Today is Ash Wednesday. The day that marks the beginning of the Lenten Season. At 7:30 p.m. I will get the ashes on my forehead which will be the external sign of the internal reality that I am striving toward humility in God's midst. The forty days on the Lenten calendar are representative of the time that Christ spent in the desert being tempted by the devil. The culmination of these forty days is the celebration of the week of Easter that starts on Palm Sunday and ends on Holy Saturday, the day before Easter. During the forty days of Lent, through Holy Saturday, it was tradition for Christians to observe a fast—not completely abstaining from eating and drinking, but limiting the kinds of food and drink as well as the number of meals.The tradition of fasting dates back to the early Middle Ages, when examples of acceptable foods were fish, bread, and fowl, and when the consumption of alcohol was for the most part banned during the fast.
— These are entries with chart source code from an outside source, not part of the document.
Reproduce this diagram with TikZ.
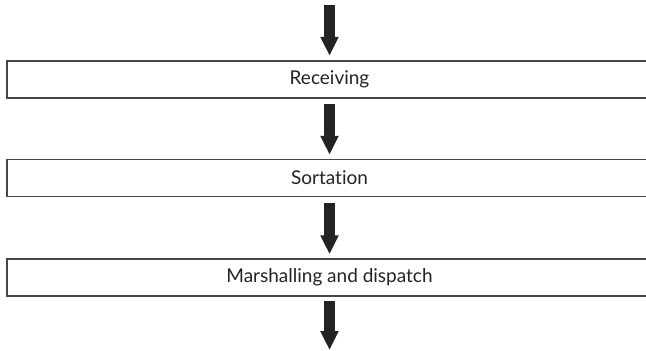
\documentclass[tikz,border=0pt]{standalone}
\usepackage{fontspec}
\setmainfont[Ligatures=NoCommon]{Lato}
\usetikzlibrary{arrows.meta,positioning}
\definecolor{ink}{RGB}{35,35,35}
\definecolor{rule}{RGB}{70,70,70}
\tikzset{
  every picture/.style={color=ink, font=\fontsize{9.5}{11.5}\selectfont},
  node distance=30pt,
  stage/.style={draw=rule, line width=0.75pt, minimum width=322.5pt, minimum height=18.5pt, inner sep=0pt, align=center},
  flow/.style={-{Triangle[length=9.5pt,width=8.5pt]}, line width=5.5pt, color=ink, shorten <=2.75pt, shorten >=2pt},
}
\begin{document}
\begin{tikzpicture}[x=0.5pt,y=-0.5pt]
  \useasboundingbox (0,0) rectangle (646,350);
  \clip (0,0) rectangle (646,350);
  \node[stage] (receive) at (329.5,79.5) {Receiving};
  \node[stage, below=30pt of receive] (sort) {Sortation};
  \node[stage, below=30.5pt of sort] (dispatch) {Marshalling and dispatch};
  \coordinate (in) at (329.5,5);
  \coordinate (out) at (329.5,350);
  \draw[flow, shorten <=0pt, shorten >=2.25pt] (in) -- (receive);
  \draw[flow] (receive) -- (sort);
  \draw[flow] (sort) -- (dispatch);
  \draw[flow, shorten <=2.25pt, shorten >=0pt] (dispatch) -- (out);
\end{tikzpicture}
\end{document}
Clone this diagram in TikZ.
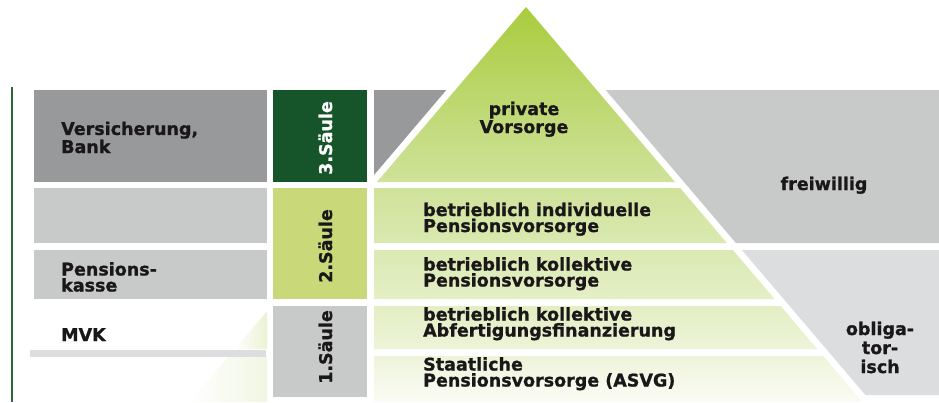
\documentclass[tikz,border=0pt]{standalone}
\usepackage{fontspec}
\setmainfont{DejaVu Sans}[BoldFeatures={FakeBold=1.0}]

\definecolor{ink}{HTML}{1A1718}
\definecolor{darkgrey}{HTML}{98999B}
\definecolor{midgrey}{HTML}{C8C9C9}
\definecolor{palegrey}{HTML}{DCDDDE}
\definecolor{pillargreen}{HTML}{16542A}
\definecolor{pillarlime}{HTML}{C9D97A}
\definecolor{ruleline}{HTML}{2A6A35}
% green tones of the pyramid, top to bottom
\definecolor{pyrA}{HTML}{A9CC3E}
\definecolor{pyrB}{HTML}{CFE29A}
\definecolor{pyrC}{HTML}{DAE9B0}
\definecolor{pyrD}{HTML}{DBE9B3}
\definecolor{pyrE}{HTML}{E4EFC5}
\definecolor{pyrF}{HTML}{E3EEC3}
\definecolor{pyrG}{HTML}{EDF4D8}
\definecolor{pyrH}{HTML}{EEF4DA}
\definecolor{pyrI}{HTML}{FBFCF5}
\definecolor{pyrJ}{HTML}{EBF2D3}
\definecolor{pyrK}{HTML}{F1F6E2}

\tikzset{
  lbl/.style={font=\bfseries\fontsize{17.5}{16}\selectfont, text=ink,
    inner sep=0pt, align=left, anchor=base west},
  clbl/.style={lbl, align=center, anchor=base},
  pillarlbl/.style={font=\bfseries\fontsize{17.5}{16}\selectfont, text=ink,
    inner sep=0pt, rotate=90, anchor=base},
  band/.style={draw=none},
}

\begin{document}
\begin{tikzpicture}[x=1pt, y=-1pt]
\useasboundingbox[fill=white] (0,0) rectangle (939,402);

% vertical rule on the left
\fill[ruleline] (10.5,87) rectangle (12.5,402);

% pyramid: apex (526,7), flank slope 0.8514 px per px
\shade[band, top color=pyrA, bottom color=pyrB]
  (526,7) -- (675,182) -- (377,182) -- cycle;
\shade[band, top color=pyrB, bottom color=pyrC]
  (374,188) -- (680.1,188) -- (726.9,243) -- (374,243) -- cycle;
\shade[band, top color=pyrD, bottom color=pyrE]
  (374,250) -- (732.9,250) -- (774.6,299) -- (374,299) -- cycle;
\shade[band, top color=pyrF, bottom color=pyrG]
  (374,306) -- (780.6,306) -- (817.2,349) -- (374,349) -- cycle;
\shade[band, top color=pyrH, bottom color=pyrI]
  (374,356) -- (823.1,356) -- (862.3,402) -- (374,402) -- cycle;
% flank of the pyramid showing beside the first pillar
\shade[band, left color=white, right color=pyrJ]
  (267,311.2) -- (267,349) -- (234.8,349) -- cycle;
\shade[band, left color=white, right color=pyrK]
  (228.9,356) -- (267,356) -- (267,402) -- (189.7,402) -- cycle;

% institutions column
\fill[darkgrey] (34,90) rectangle (267,182);
\fill[midgrey]  (34,188) rectangle (267,243);
\fill[midgrey]  (34,250) rectangle (267,299);
\fill[palegrey] (30,350) rectangle (266,357);

% pillars
\fill[pillargreen] (273,90) rectangle (367,182);
\fill[pillarlime]  (273,188) rectangle (367,299);
\fill[midgrey]     (273,306) rectangle (367,397);

% grey fields beside the pyramid
\fill[darkgrey] (374,90) -- (446.3,90) -- (374,175) -- cycle;
\fill[midgrey]  (605.7,90) -- (939,90) -- (939,243) -- (735.9,243) -- cycle;
\fill[palegrey] (741.9,250) -- (939,250) -- (939,395) -- (865.4,395) -- cycle;

% labels (multi-line nodes sit on the baseline of their last line)
\node[lbl] (vers) at (61,153) {Versicherung,\\Bank};
\node[lbl] (pk)   at (61,291.5) {Pensions-\\kasse};
\node[lbl] (mvk)  at (61,341) {MVK};

\node[pillarlbl, text=white] (s3) at (332,138) {3.Säule};
\node[pillarlbl] (s2) at (332,246) {2.Säule};
\node[pillarlbl] (s1) at (332,347) {1.Säule};

\node[clbl, font=\bfseries\fontsize{17.5}{18}\selectfont] (priv) at (524,133) {private\\Vorsorge};
\node[lbl] (bi)  at (423,232) {betrieblich individuelle\\Pensionsvorsorge};
\node[lbl] (bk)  at (423,286.5) {betrieblich kollektive\\Pensionsvorsorge};
\node[lbl] (ba)  at (423,336.5) {betrieblich kollektive\\Abfertigungsfinanzierung};
\node[lbl] (st)  at (423,386.5) {Staatliche\\Pensionsvorsorge (ASVG)};

\node[clbl] (frei) at (824,190) {freiwillig};
\node[clbl, font=\bfseries\fontsize{17.5}{19}\selectfont] (obl) at (880,373) {obliga-\\tor-\\isch};
\end{tikzpicture}
\end{document}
Nowadays, people who choose to observe the fast are much less restricted in their choice of foods, and fasting is mostly about being modest and showing humility and restraint in one’s eating habits. For some this means giving up chocolate (agh horrors!) or meat or coffee or what ever you should really eat less of anyway...really more of a resolution than a sacrifice. Giving up something for Lent isn't a get-skinny-in-time-for-Spring-Break thing...it's a concentration on Christ's journey and a very private mental communion with God. I have friends who always ask what I'm giving up for Lent...just like they ask me about my New Year's resolutions. I always lie and say I haven't given anything up or that I haven't decided. For me, it's a very private thing...somehow just not for conversation.
However you decide to concentrate on this time make it meaningful. It may not be giving anything up at all. It may be a Lenten book study or intense moments of prayer in a private place. Make it a time to explore your relationship with God and ask some really tough questions of yourself. Am I putting my faith into action by serving others? Am I being quiet and really listening to God's answers to my concerns? Am I really working to make those changes in myself that I've been wanting to change? Let these next 40 days be pure communion with God.